• The task
Leave out the pictures, and write out exactly the lines from the beginning of the material to the line holding "const expLabels = ['10h','8h','6h','5h','3h','2h'];", that line included, and nothing else.

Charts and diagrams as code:
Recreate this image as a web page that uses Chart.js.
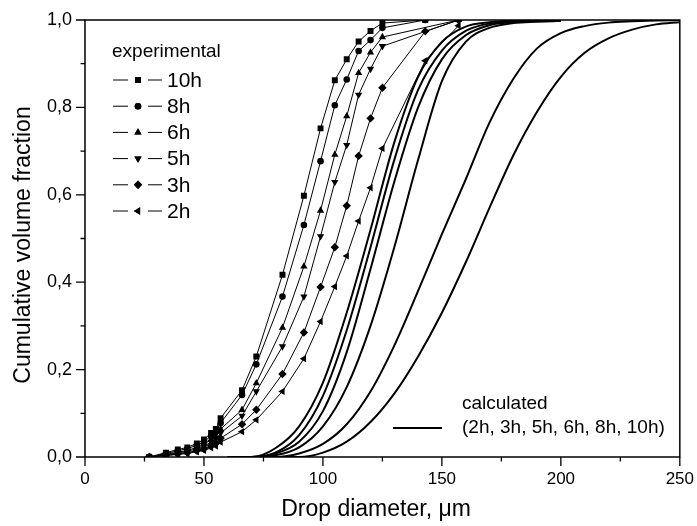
<!DOCTYPE html>
<html><head><meta charset="utf-8">
<script src="https://cdn.jsdelivr.net/npm/chart.js@4/dist/chart.umd.min.js"></script>
<style>html,body{margin:0;padding:0;background:#fff}#wrap{width:697px;height:526px;position:relative}</style>
</head><body><div id="wrap"><canvas id="c"></canvas></div>
<script>
// ---- data ----
const expX   = [27, 34, 39, 43, 47, 50, 53, 55, 57, 66, 72, 83, 92, 99, 105, 110, 115, 120, 125, 143, 157];
const exp10h = [0.000,0.010,0.017,0.022,0.031,0.040,0.055,0.064,0.089,0.153,0.230,0.417,0.598,0.752,0.862,0.910,0.951,0.975,0.993,1.000,null];
const exp8h  = [0.000,0.008,0.014,0.019,0.027,0.035,0.048,0.057,0.078,0.142,0.212,0.367,0.531,0.677,0.805,0.864,0.929,0.954,0.982,1.000,null];
const exp6h  = [0.000,0.006,0.011,0.015,0.022,0.029,0.040,0.047,0.064,0.108,0.169,0.296,0.436,0.564,0.692,0.780,0.879,0.926,0.961,null,1.000];
const exp5h  = [0.000,0.005,0.009,0.013,0.019,0.025,0.034,0.040,0.055,0.094,0.150,0.253,0.367,0.505,0.629,0.714,0.829,0.888,0.940,null,1.000];
const exp3h  = [0.000,0.004,0.007,0.010,0.015,0.019,0.026,0.031,0.043,0.075,0.108,0.190,0.285,0.389,0.480,0.575,0.689,0.775,0.845,0.974,1.000];
const exp2h  = [0.000,0.003,0.006,0.008,0.012,0.015,0.021,0.025,0.034,0.058,0.085,0.150,0.225,0.310,0.390,0.460,0.540,0.616,0.706,0.907,0.987];
const expLabels = ['10h','8h','6h','5h','3h','2h'];

const calcX  = [60,70,80,90,100,110,120,130,140,150,160,170,180,190,200,210,220,230,240,250];
const calcA  = [0,0.000,0.020,0.070,0.170,0.330,0.520,0.720,0.870,0.950,0.985,0.995,0.998,0.999,1.000,null,null,null,null,null];
const calcB  = [0,0.000,0.010,0.050,0.140,0.290,0.480,0.680,0.840,0.930,0.975,0.992,0.997,0.999,0.999,null,null,null,null,null];
const calcC  = [0,0.000,0.008,0.035,0.105,0.240,0.430,0.630,0.800,0.910,0.965,0.988,0.995,0.998,0.999,null,null,null,null,null];
const calcD  = [0,0.000,0.004,0.022,0.070,0.160,0.300,0.480,0.680,0.860,0.950,0.982,0.993,0.996,0.998,null,null,null,null,null];
const calcE  = [0,0.000,0.000,0.008,0.030,0.075,0.150,0.255,0.380,0.510,0.635,0.765,0.865,0.935,0.970,0.986,0.994,0.997,0.999,1.000];
const calcF  = [0,0.000,0.000,0.000,0.010,0.035,0.080,0.145,0.230,0.330,0.445,0.570,0.690,0.790,0.870,0.925,0.958,0.978,0.990,0.995];

const xTicks = [0,50,100,150,200,250];
const yTicks = [0,0.2,0.4,0.6,0.8,1.0];

// ---- styles ----
const FONT = "'Liberation Sans', Arial, sans-serif";
const markers = [
  {style:'rect', r:4.2, rot:0},
  {style:'circle', r:3.3, rot:0},
  {style:'triangle', r:4.2, rot:0},
  {style:'triangle', r:4.2, rot:180},
  {style:'rectRot', r:4.2, rot:0},
  {style:'triangle', r:4.2, rot:-90}
];
const expSeries = [exp10h, exp8h, exp6h, exp5h, exp3h, exp2h];
const calcSeries = [calcA, calcB, calcC, calcD, calcE, calcF];

const datasets = [];
calcSeries.forEach((arr,i)=>{
  datasets.push({
    label:'calc'+i,
    data: calcX.map((x,k)=>({x:x,y:arr[k]})),
    borderColor:'#000', borderWidth:2, pointRadius:0, fill:false,
    cubicInterpolationMode:'monotone', spanGaps:false
  });
});
expSeries.forEach((arr,i)=>{
  datasets.push({
    label:expLabels[i],
    data: expX.map((x,k)=>({x:x,y:arr[k]})),
    borderColor:'#000', borderWidth:1, backgroundColor:'#000',
    pointStyle:markers[i].style, pointRadius:markers[i].r, pointRotation:markers[i].rot,
    pointBorderWidth:0, pointHoverRadius:markers[i].r,
    tension:0, spanGaps:true, fill:false
  });
});

function drawMarker(ctx, m, x, y){
  if (Chart.helpers && Chart.helpers.drawPoint){
    ctx.fillStyle='#000'; ctx.strokeStyle='#000'; ctx.lineWidth=0.01;
    Chart.helpers.drawPoint(ctx,{pointStyle:m.style, radius:m.r, rotation:m.rot, borderWidth:0},x,y);
    ctx.fill();
  }
}

const framePlugin = {
  id:'frame',
  afterDraw(chart){
    const {ctx, chartArea:a, scales} = chart;
    const xs = scales.x, ys = scales.y;
    ctx.save();
    ctx.strokeStyle='#000'; ctx.lineWidth=1.5;
    ctx.strokeRect(a.left, a.top, a.right-a.left, a.bottom-a.top);
    ctx.lineWidth=1.3;
    ctx.beginPath();
    for (let v=0; v<=250; v+=25){
      const px = xs.getPixelForValue(v);
      const len = (v%50===0)?9:4.5;
      ctx.moveTo(px, a.bottom); ctx.lineTo(px, a.bottom+len);
    }
    for (let k=0; k<=10; k++){
      const v = k/10;
      const py = ys.getPixelForValue(v);
      const len = (k%2===0)?9:4.5;
      ctx.moveTo(a.left, py); ctx.lineTo(a.left-len, py);
    }
    ctx.stroke();

    ctx.fillStyle='#000';
    // axis titles
    ctx.textBaseline='middle'; ctx.textAlign='center';
    ctx.font = "23px "+FONT;
    ctx.fillText('Drop diameter, \u03bcm', 376, 510);
    ctx.save();
    ctx.translate(24, 245);
    ctx.rotate(-Math.PI/2);
    ctx.fillText('Cumulative volume fraction', 0, 0);
    ctx.restore();

    // legend: experimental
    ctx.textAlign='left';
    ctx.font = "19px "+FONT;
    ctx.fillText('experimental', 112, 51.7);
    ctx.font = "21px "+FONT;
    for (let i=0;i<expLabels.length;i++){
      const y = 80 + i*26.2;
      ctx.lineWidth=1;
      ctx.beginPath();
      ctx.moveTo(113,y); ctx.lineTo(128,y);
      ctx.moveTo(148,y); ctx.lineTo(162,y);
      ctx.stroke();
      drawMarker(ctx, markers[i], 138, y);
      ctx.fillStyle='#000';
      ctx.fillText(expLabels[i], 167, y+1);
    }
    // legend: calculated
    ctx.font = "19px "+FONT;
    ctx.fillText('calculated', 462, 404);
    ctx.fillText('(2h, 3h, 5h, 6h, 8h, 10h)', 462, 428);
    ctx.lineWidth=2;
    ctx.beginPath(); ctx.moveTo(393,428); ctx.lineTo(442,428); ctx.stroke();
    ctx.restore();
  }
};

new Chart(document.getElementById('c'), {
  type:'line',
  data:{datasets},
  options:{
    responsive:true, maintainAspectRatio:false, animation:false,
    layout:{padding:{left:0,right:15,top:20,bottom:0}},
    plugins:{legend:{display:false}, tooltip:{enabled:false}},
    events:[],
    scales:{
      x:{
        type:'linear', min:0, max:250,
        afterFit(s){ s.height = 69; },
        afterBuildTicks(s){ s.ticks = xTicks.map(v=>({value:v})); },
        grid:{display:true, drawOnChartArea:false, drawTicks:true, tickLength:9, color:'rgba(0,0,0,0)', tickColor:'rgba(0,0,0,0)'},
        border:{display:false},
        ticks:{color:'#000', padding:3, maxRotation:0, font:{family:FONT, size:17}},
        title:{display:false, text:'Drop diameter, \u03bcm'}
      },
      y:{
        type:'linear', min:0, max:1,
        afterFit(s){ s.width = 85; },
        afterBuildTicks(s){ s.ticks = yTicks.map(v=>({value:v})); },
        grid:{display:true, drawOnChartArea:false, drawTicks:true, tickLength:9, color:'rgba(0,0,0,0)', tickColor:'rgba(0,0,0,0)'},
        border:{display:false},
        ticks:{color:'#000', padding:4, font:{family:FONT, size:18},
          callback:(v)=>v.toFixed(1).replace('.',',')},
        title:{display:false, text:'Cumulative volume fraction'}
      }
    }
  },
  plugins:[framePlugin]
});
</script>
</body></html>
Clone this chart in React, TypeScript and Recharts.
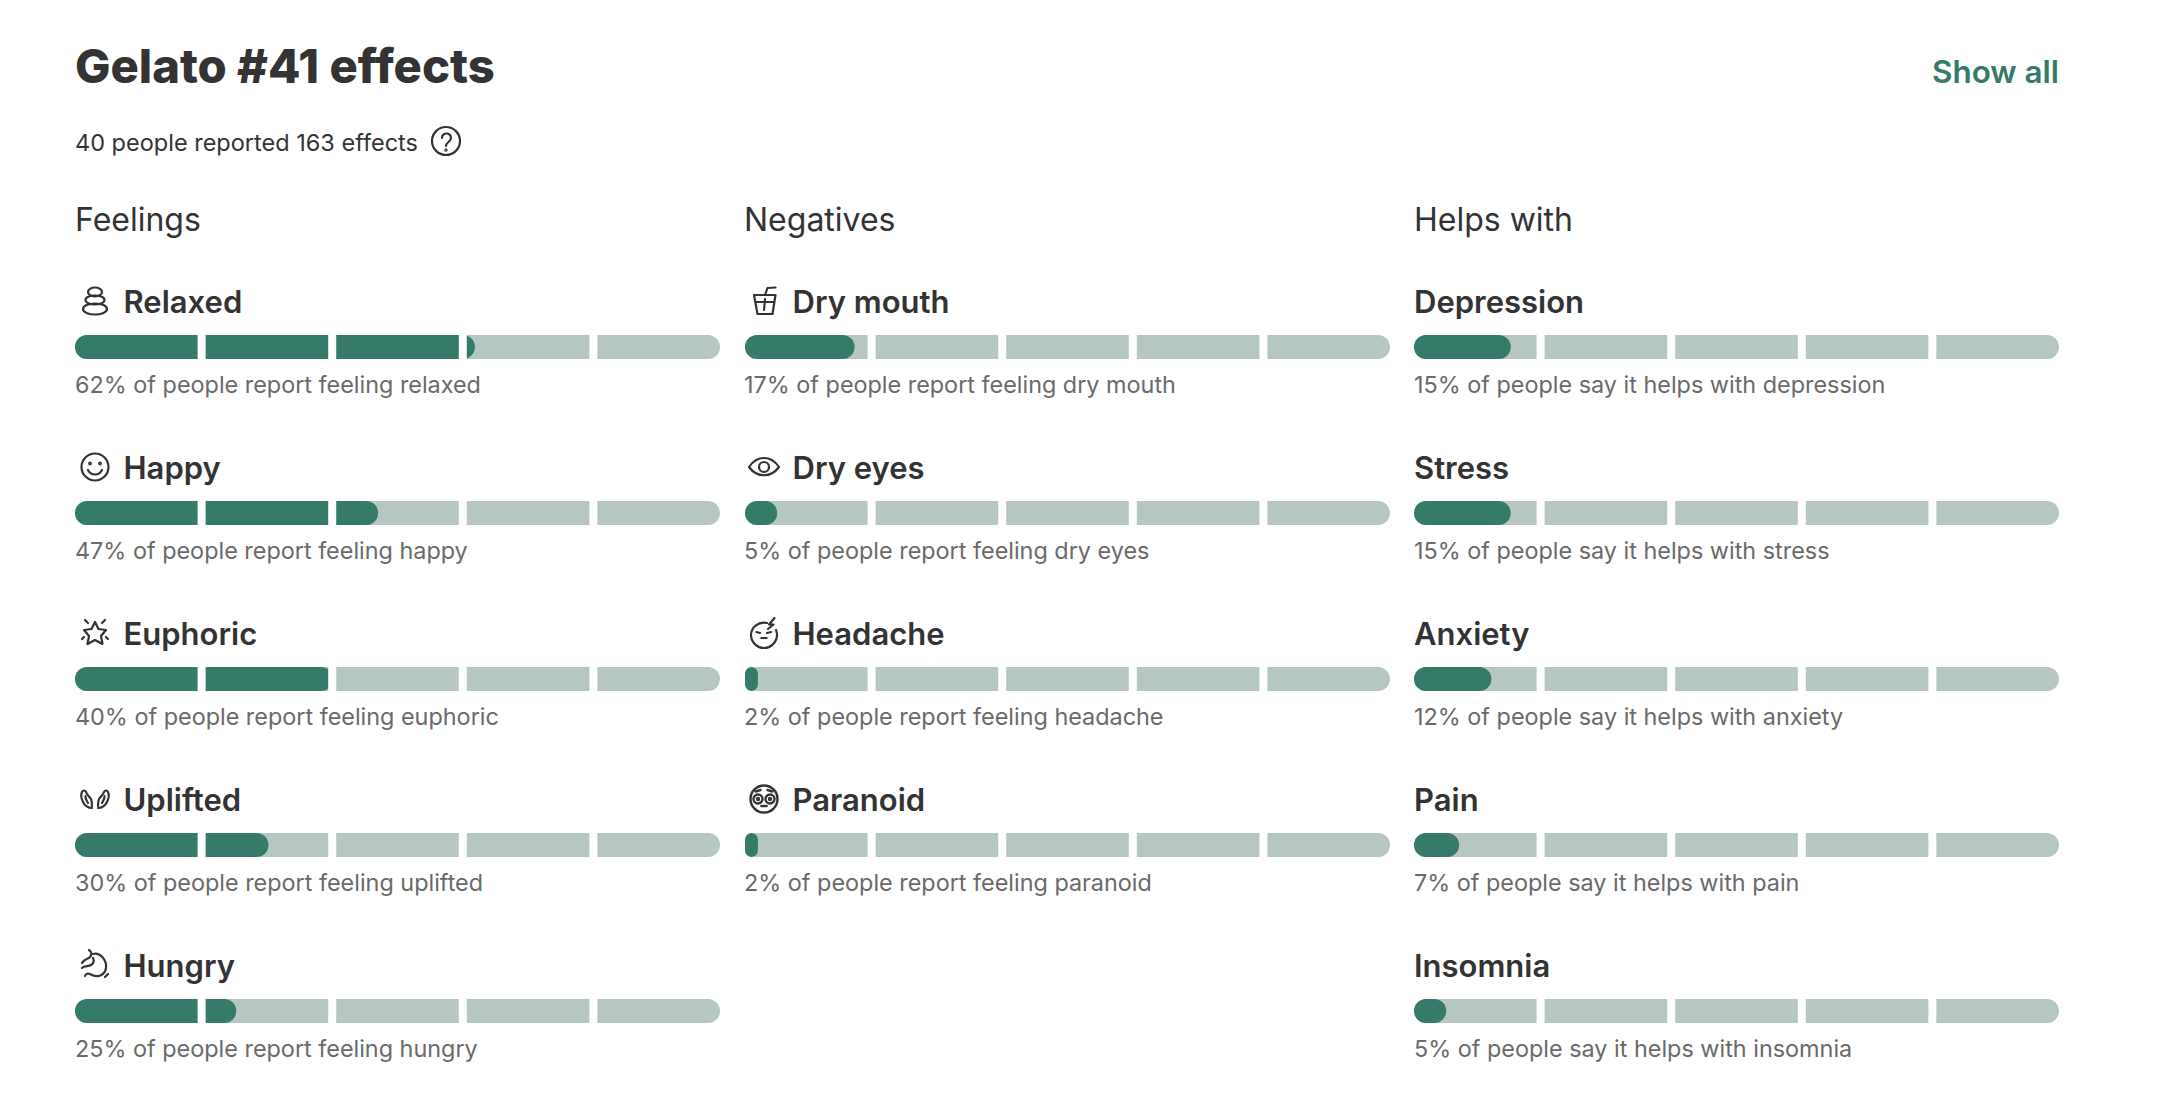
import React from 'react';
import { BarChart, Bar, XAxis, YAxis, ReferenceLine } from 'recharts';

const feelingNames = ['Relaxed', 'Happy', 'Euphoric', 'Uplifted', 'Hungry'];
const feelingValues = [62, 47, 40, 30, 25];
const negativeNames = ['Dry mouth', 'Dry eyes', 'Headache', 'Paranoid'];
const negativeValues = [17, 5, 2, 2];
const helpNames = ['Depression', 'Stress', 'Anxiety', 'Pain', 'Insomnia'];
const helpValues = [15, 15, 12, 7, 5];
const segmentGaps = [19.63, 39.88, 60.12, 80.37];

const DARK = '#333333';
const GREEN = '#367a69';
const TRACK = '#b6c7c2';
const MUTED = '#6a6a6a';
const FONT = 'Inter, sans-serif';

const ROW = 166;
const CHART_TOP = 264;

const toRows = (names: string[], values: number[]) =>
  names.map((name, i) => ({ name, pct: values[i] }));

const icon = { fill: 'none', stroke: DARK, strokeWidth: 2.2, strokeLinecap: 'round', strokeLinejoin: 'round' } as const;

const Relaxed = () => (
  <g {...icon}>
    <ellipse cx={0} cy={-9} rx={7} ry={4.5} />
    <ellipse cx={0} cy={-1} rx={9.5} ry={4.5} />
    <ellipse cx={0} cy={8} rx={12} ry={5.5} />
  </g>
);
const Happy = () => (
  <g {...icon}>
    <circle r={13.5} />
    <circle cx={-5} cy={-3.5} r={0.8} />
    <circle cx={5} cy={-3.5} r={0.8} />
    <path d="M-7 3 C-4 9 4 9 7 3" />
  </g>
);
const Euphoric = () => (
  <g {...icon}>
    <path d="M0 -11 L3.5 -4 L11 -3 L6 3 L7.5 11 L0 7 L-7.5 11 L-6 3 L-11 -3 L-3.5 -4 Z" />
    <path d="M-10 -13 L-7 -10 M10 -13 L7 -10 M-13 6 L-11 4 M13 6 L11 4" />
  </g>
);
const Uplifted = () => (
  <g {...icon}>
    <path d="M-3 9 C-7 9 -10 7 -12 3 C-14 -1 -14 -5 -13 -7 C-12 -9 -10 -9 -9 -7 C-8 -4 -6 -3 -4 0 C-3 2 -3 5 -3 7" />
    <path d="M-9.5 -3 C-10 0 -8 2 -7 4" />
    <path d="M3 9 C7 9 10 7 12 3 C14 -1 14 -5 13 -7 C12 -9 10 -9 9 -7 C8 -4 6 -3 4 0 C3 2 3 5 3 7" />
    <path d="M9.5 -3 C10 0 8 2 7 4" />
  </g>
);
const Hungry = () => (
  <g {...icon}>
    <path d="M-2 -11 C5 -13 12 -5 11 3 C10 10 3 13 -3 10 C-6 8 -9 8 -10 11" />
    <path d="M-6 -15 C-3 -13 -3 -10 -5 -8 C-7 -6 -11 -6 -13 -2 M-13 3 C-10 0 -7 2 -4 0 C-1 -2 -1 -5 -2 -7 M10 12 L13 9" />
  </g>
);
const DryMouth = () => (
  <g {...icon}>
    <path d="M-10 -6 L11.5 -6 L8.5 13 L-6.5 13 Z" />
    <path d="M-8.5 1 L10 1 M1 -2 L0 9" />
    <path d="M1 -6 L3.5 -13 L11.5 -13.5" />
  </g>
);
const DryEyes = () => (
  <g {...icon}>
    <path d="M-15 0 C-7 -12 7 -12 15 0 C7 11 -7 11 -15 0 Z" />
    <circle r={5} />
  </g>
);
const Headache = () => (
  <g {...icon}>
    <path d="M3 -10 C-6 -12 -13 -5 -13 2 C-13 9 -7 15 0 15 C7 15 13 9 13 2 C13 0 12.5 -2 12 -3" />
    <path d="M-7.5 -1 L-4 0 M3 0 L7 -1 M-2.7 5 L2.7 5" />
    <path d="M10.5 -15 L5 -8.5 L9.5 -8.5 L4 -4" />
  </g>
);
const Paranoid = () => (
  <g {...icon} strokeWidth={2.4}>
    <circle r={13.5} />
    <circle cx={-6} cy={0} r={4.5} />
    <circle cx={6} cy={0} r={4.5} />
    <circle cx={-6} cy={0} r={1} />
    <circle cx={6} cy={0} r={1} />
    <path d="M-2.7 7 L2.7 7 M-8.3 -7.5 L-3.5 -9 M3.5 -9 L8.3 -7.5" />
  </g>
);

const feelingIcons = [Relaxed, Happy, Euphoric, Uplifted, Hungry];
const negativeIcons = [DryMouth, DryEyes, Headache, Paranoid];

const ColumnChart = ({ rows, left }: { rows: { name: string; pct: number }[]; left: number }) => (
  <div style={{ position: 'absolute', left, top: CHART_TOP }}>
    <BarChart
      width={645}
      height={rows.length * ROW}
      data={rows}
      layout="vertical"
      margin={{ top: 0, right: 0, bottom: 0, left: 0 }}
    >
      <XAxis type="number" domain={[0, 100]} hide />
      <YAxis type="category" dataKey="name" hide />
      <Bar
        dataKey="pct"
        barSize={24}
        fill={GREEN}
        radius={12}
        background={{ fill: TRACK, radius: 12 }}
        isAnimationActive={false}
      />
      {segmentGaps.map((g) => (
        <ReferenceLine key={g} x={g} stroke="#ffffff" strokeWidth={8} />
      ))}
    </BarChart>
  </div>
);

const Labels = ({
  names,
  values,
  left,
  heading,
  phrase,
  icons,
}: {
  names: string[];
  values: number[];
  left: number;
  heading: string;
  phrase: string;
  icons?: React.FC[];
}) => (
  <g>
    <text x={left} y={231} fontSize={32} fontWeight={400} fill={DARK}>
      {heading}
    </text>
    {names.map((name, i) => {
      const Icon = icons && icons[i];
      return (
        <g key={name}>
          {Icon && (
            <g transform={`translate(${left + 20} ${301 + i * ROW})`}>
              <Icon />
            </g>
          )}
          <text x={left + (Icon ? 48.5 : 0)} y={313 + i * ROW} fontSize={31} fontWeight={600} fill={DARK}>
            {name}
          </text>
          <text x={left} y={393 + i * ROW} fontSize={23.4} fill={MUTED}>
            {`${values[i]}% of people ${phrase} ${name.toLowerCase()}`}
          </text>
        </g>
      );
    })}
  </g>
);

export default function App() {
  return (
    <div style={{ position: 'absolute', left: 0, top: 0, width: 2161, height: 1115, background: '#fff', overflow: 'hidden' }}>
      <ColumnChart rows={toRows(feelingNames, feelingValues)} left={75} />
      <ColumnChart rows={toRows(negativeNames, negativeValues)} left={744.5} />
      <ColumnChart rows={toRows(helpNames, helpValues)} left={1414} />
      <svg width={2161} height={1115} style={{ position: 'absolute', left: 0, top: 0, fontFamily: FONT, pointerEvents: 'none' }}>
        <text x={75} y={83} fontSize={47.2} fontWeight={800} fill={DARK}>
          Gelato #41 effects
        </text>
        <text x={2059} y={83} fontSize={31.4} fontWeight={600} fill={GREEN} textAnchor="end">
          Show all
        </text>
        <text x={75} y={151} fontSize={23.5} fill={DARK}>
          40 people reported 163 effects
        </text>
        <g transform="translate(446 141)" {...icon}>
          <circle r={14} />
          <path d="M-4 -3 C-4 -9 5 -9 5 -3 C5 1 0 1 0 5" />
          <circle cy={9} r={0.6} />
        </g>
        <Labels names={feelingNames} values={feelingValues} left={75} heading="Feelings" phrase="report feeling" icons={feelingIcons} />
        <Labels names={negativeNames} values={negativeValues} left={744} heading="Negatives" phrase="report feeling" icons={negativeIcons} />
        <Labels names={helpNames} values={helpValues} left={1414} heading="Helps with" phrase="say it helps with" />
      </svg>
    </div>
  );
}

• Solution for this exercise
Recreate this image as a web page that uses Chart.js.
<!DOCTYPE html>
<html><head><meta charset="utf-8">
<script src="https://cdn.jsdelivr.net/npm/chart.js@4/dist/chart.umd.min.js"></script>
<style>html,body{margin:0;padding:0;background:#fff}#wrap{width:697px;height:526px;position:relative}</style>
</head><body><div id="wrap"><canvas id="c"></canvas></div>
<script>
// ---- data ----
const expX   = [27, 34, 39, 43, 47, 50, 53, 55, 57, 66, 72, 83, 92, 99, 105, 110, 115, 120, 125, 143, 157];
const exp10h = [0.000,0.010,0.017,0.022,0.031,0.040,0.055,0.064,0.089,0.153,0.230,0.417,0.598,0.752,0.862,0.910,0.951,0.975,0.993,1.000,null];
const exp8h  = [0.000,0.008,0.014,0.019,0.027,0.035,0.048,0.057,0.078,0.142,0.212,0.367,0.531,0.677,0.805,0.864,0.929,0.954,0.982,1.000,null];
const exp6h  = [0.000,0.006,0.011,0.015,0.022,0.029,0.040,0.047,0.064,0.108,0.169,0.296,0.436,0.564,0.692,0.780,0.879,0.926,0.961,null,1.000];
const exp5h  = [0.000,0.005,0.009,0.013,0.019,0.025,0.034,0.040,0.055,0.094,0.150,0.253,0.367,0.505,0.629,0.714,0.829,0.888,0.940,null,1.000];
const exp3h  = [0.000,0.004,0.007,0.010,0.015,0.019,0.026,0.031,0.043,0.075,0.108,0.190,0.285,0.389,0.480,0.575,0.689,0.775,0.845,0.974,1.000];
const exp2h  = [0.000,0.003,0.006,0.008,0.012,0.015,0.021,0.025,0.034,0.058,0.085,0.150,0.225,0.310,0.390,0.460,0.540,0.616,0.706,0.907,0.987];
const expLabels = ['10h','8h','6h','5h','3h','2h'];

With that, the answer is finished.